- [WHAT THE TASK REQUIRES]: Copy out the data below as written; omit any images.

- [DATA LINES]:

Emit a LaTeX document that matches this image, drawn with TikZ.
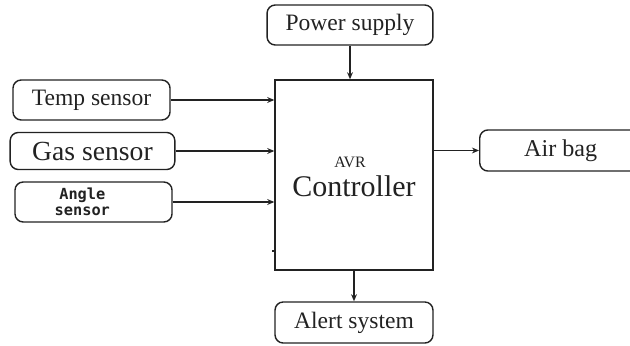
\documentclass[tikz,border=0pt]{standalone}
\usepackage{fontspec}
\setmainfont{Liberation Serif}
\newfontfamily\monofnt{DejaVu Sans Mono}
\usetikzlibrary{arrows.meta}
\definecolor{ink}{HTML}{222222}
\tikzset{
  rbox/.style={draw=ink, line width=1.2pt, rounded corners=7pt, align=center, inner sep=0pt, text=ink},
  cbox/.style={draw=ink, line width=1.2pt, inner sep=0pt},
  ctext/.style={text=ink, inner sep=0pt},
  conn/.style={draw=ink, line width=1pt, -{Stealth[length=6pt,width=5pt]}}
}
\begin{document}
\begin{tikzpicture}[x=0.85pt,y=-0.85pt]
\useasboundingbox (0,0) rectangle (630,346);
\node[rbox, minimum width=141pt, minimum height=34pt, font=\fontsize{20}{22}\selectfont] (power) at (350,25) {Power supply};
\node[cbox, minimum width=134.3pt, minimum height=161.5pt] (ctrl) at (354,175) {};
\node[ctext, font=\fontsize{13.5}{15}\selectfont] (avr) at (350,162) {AVR};
\node[ctext, font=\fontsize{25.5}{27}\selectfont] (ctl) at (354,186) {Controller};
\node[rbox, minimum width=134.3pt, minimum height=34.9pt, font=\fontsize{20}{22}\selectfont] (alert) at (354,322.5) {Alert system};
\node[rbox, minimum width=133.5pt, minimum height=34pt, font=\fontsize{20}{22}\selectfont] (temp) at (91.5,100) {Temp sensor};
\node[rbox, minimum width=140pt, minimum height=31.5pt, font=\fontsize{23.5}{25}\selectfont] (gas) at (92.5,151) {Gas sensor};
\node[rbox, minimum width=133.5pt, minimum height=34pt, font=\monofnt\bfseries\fontsize{13}{14}\selectfont] (angle) at (93.5,202) {\hspace*{-19pt}Angle\\\hspace*{-19pt}sensor};
\node[rbox, minimum width=137.7pt, minimum height=34.9pt, anchor=west, font=\fontsize{20.5}{22}\selectfont] (airbag) at (479,150.5) {Air bag};
\coordinate (tick) at (272,251);
\draw[draw=ink, line width=1pt] (tick) -- (tick -| ctrl.west);
\draw[conn] (power.south) -- (power.south |- ctrl.north);
\draw[conn] (ctrl.south -| alert.north) -- (alert.north);
\draw[conn] (temp.east) -- (temp.east -| ctrl.west);
\draw[conn] (gas.east) -- (gas.east -| ctrl.west);
\draw[conn] (angle.east) -- (angle.east -| ctrl.west);
\draw[conn] (airbag.west -| ctrl.east) -- (airbag.west);
\end{tikzpicture}
\end{document}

- [RESULT OF THIS EXERCISE]:
Emit a LaTeX document that matches this image, drawn with TikZ.
\documentclass[tikz,border=0pt]{standalone}
\usepackage{fontspec}
\setmainfont{Liberation Serif}
\newfontfamily\monofnt{DejaVu Sans Mono}
\usetikzlibrary{arrows.meta}
\definecolor{ink}{HTML}{222222}
\tikzset{
  rbox/.style={draw=ink, line width=1.2pt, rounded corners=7pt, align=center, inner sep=0pt, text=ink},
  cbox/.style={draw=ink, line width=1.2pt, inner sep=0pt},
  ctext/.style={text=ink, inner sep=0pt},
  conn/.style={draw=ink, line width=1pt, -{Stealth[length=6pt,width=5pt]}}
}
\begin{document}
\begin{tikzpicture}[x=0.85pt,y=-0.85pt]
\useasboundingbox (0,0) rectangle (630,346);
\node[rbox, minimum width=141pt, minimum height=34pt, font=\fontsize{20}{22}\selectfont] (power) at (350,25) {Power supply};
\node[cbox, minimum width=134.3pt, minimum height=161.5pt] (ctrl) at (354,175) {};
\node[ctext, font=\fontsize{13.5}{15}\selectfont] (avr) at (350,162) {AVR};
\node[ctext, font=\fontsize{25.5}{27}\selectfont] (ctl) at (354,186) {Controller};
\node[rbox, minimum width=134.3pt, minimum height=34.9pt, font=\fontsize{20}{22}\selectfont] (alert) at (354,322.5) {Alert system};
\node[rbox, minimum width=133.5pt, minimum height=34pt, font=\fontsize{20}{22}\selectfont] (temp) at (91.5,100) {Temp sensor};
\node[rbox, minimum width=140pt, minimum height=31.5pt, font=\fontsize{23.5}{25}\selectfont] (gas) at (92.5,151) {Gas sensor};
\node[rbox, minimum width=133.5pt, minimum height=34pt, font=\monofnt\bfseries\fontsize{13}{14}\selectfont] (angle) at (93.5,202) {\hspace*{-19pt}Angle\\\hspace*{-19pt}sensor};
\node[rbox, minimum width=137.7pt, minimum height=34.9pt, anchor=west, font=\fontsize{20.5}{22}\selectfont] (airbag) at (479,150.5) {Air bag};
\coordinate (tick) at (272,251);
\draw[draw=ink, line width=1pt] (tick) -- (tick -| ctrl.west);
\draw[conn] (power.south) -- (power.south |- ctrl.north);
\draw[conn] (ctrl.south -| alert.north) -- (alert.north);
\draw[conn] (temp.east) -- (temp.east -| ctrl.west);
\draw[conn] (gas.east) -- (gas.east -| ctrl.west);
\draw[conn] (angle.east) -- (angle.east -| ctrl.west);
\draw[conn] (airbag.west -| ctrl.east) -- (airbag.west);
\end{tikzpicture}
\end{document}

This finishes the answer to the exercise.